Photographer: Alex Wong/Getty Images
On Monday, White House aides said Deputy Attorney General Rod Rosenstein had offered to resign. Then came word from unnamed Justice Department officials that he was not resigning but expected to be fired. Then we heard he was heading to the White House. And then … nothing. At least for now. Rosenstein spoke to President Donald Trump on the phone, and will meet with him on Thursday. Will he quit? Get fired? Who knows?
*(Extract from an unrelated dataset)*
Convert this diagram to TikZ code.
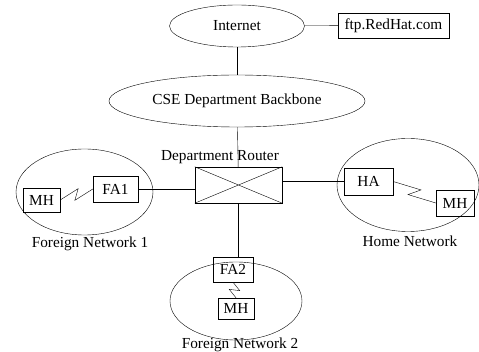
\documentclass[tikz,border=0pt]{standalone}
\usepackage{fontspec}
\setmainfont{Liberation Serif}
\usetikzlibrary{shapes.geometric,calc}
\begin{document}
\begin{tikzpicture}[x=1pt,y=-1pt,
	every node/.style={font=\fontsize{15.3}{18}\selectfont},
	net/.style={draw,ellipse,inner sep=0pt},
	box/.style={draw,rectangle,inner sep=0pt},
	zz/.style={to path={-- ($(\tikztostart)!.6!(\tikztotarget)!5pt!90:(\tikztotarget)$) -- ($(\tikztostart)!.4!(\tikztotarget)!5pt!-90:(\tikztotarget)$) -- (\tikztotarget)}}]
\useasboundingbox (0,0) rectangle (479,352);
% backbone
\node[net,minimum width=135,minimum height=42] (inet) at (237,26) {Internet};
\node[box,minimum width=111,minimum height=25] (ftp) at (393.5,25.5) {ftp.RedHat.com};
\node[net,minimum width=256,minimum height=52] (bb) at (237,101) {CSE Department Backbone};
\node[box,minimum width=87,minimum height=36] (rtr) at (238.5,185) {};
\node (rtrlbl) at (220,157) {Department Router};
\draw (rtr.north west) -- (rtr.south east) (rtr.south west) -- (rtr.north east);
% networks
\node[net,minimum width=137,minimum height=86] (fn1) at (84.5,192) {};
\node[net,minimum width=142,minimum height=93] (hn) at (408,185) {};
\node[net,minimum width=132,minimum height=78] (fn2) at (236,301) {};
\node (fn1lbl) at (90,244) {Foreign Network 1};
\node (hnlbl) at (410,241) {Home Network};
\node (fn2lbl) at (240,345) {Foreign Network 2};
% agents and hosts
\node[box,minimum width=45,minimum height=26] (fa1) at (115.5,189) {FA1};
\node[box,minimum width=37,minimum height=24] (mh1) at (41.5,200) {MH};
\node[box,minimum width=49,minimum height=27] (ha) at (368.5,181.5) {HA};
\node[box,minimum width=38,minimum height=26] (mh3) at (455,203) {MH};
\node[box,minimum width=40,minimum height=25] (fa2) at (233,269.5) {FA2};
\node[box,minimum width=36,minimum height=21] (mh2) at (236,308.5) {MH};
% links
\draw (inet) -- (ftp);
\draw (inet) -- (bb);
\draw (bb) -- (rtr);
\draw (fa1.east) -- (fa1.east -| rtr.west);
\draw (ha.west) -- (ha.west -| rtr.east);
\draw (rtr.south) -- (rtr.south |- fa2.north);
\draw (mh1.east) to[zz] (fa1.west);
\draw (ha.east) to[zz] (mh3.west);
\draw (fa2.south) to[zz] (mh2.north);
\end{tikzpicture}
\end{document}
All this matters because Rosenstein is overseeing Special Counsel Robert Mueller’s investigation of the president and Russia. Removing him might be a prelude to an attempt by the president to shut down the probe, which would clearly be a major crisis. But the talk of Rosenstein’s departure doesn’t seem to be directly tied to the Mueller operation. Instead, it appears to stem from a New York Times story last week that Rosenstein once talked about taping the president and even invoking the 25th amendment. Or at least, that’s what the White House says. Yet Jay Sekulow, one of the president’s lawyers, implied Monday that if Rosenstein is ousted there should be a “time out on this inquiry.” Which suggests that the Times story — which may have been based on White House leaks to begin with, and has been denied by Rosenstein and challenged by other reporting — may just have been a pretext to get rid of the deputy attorney general anyway.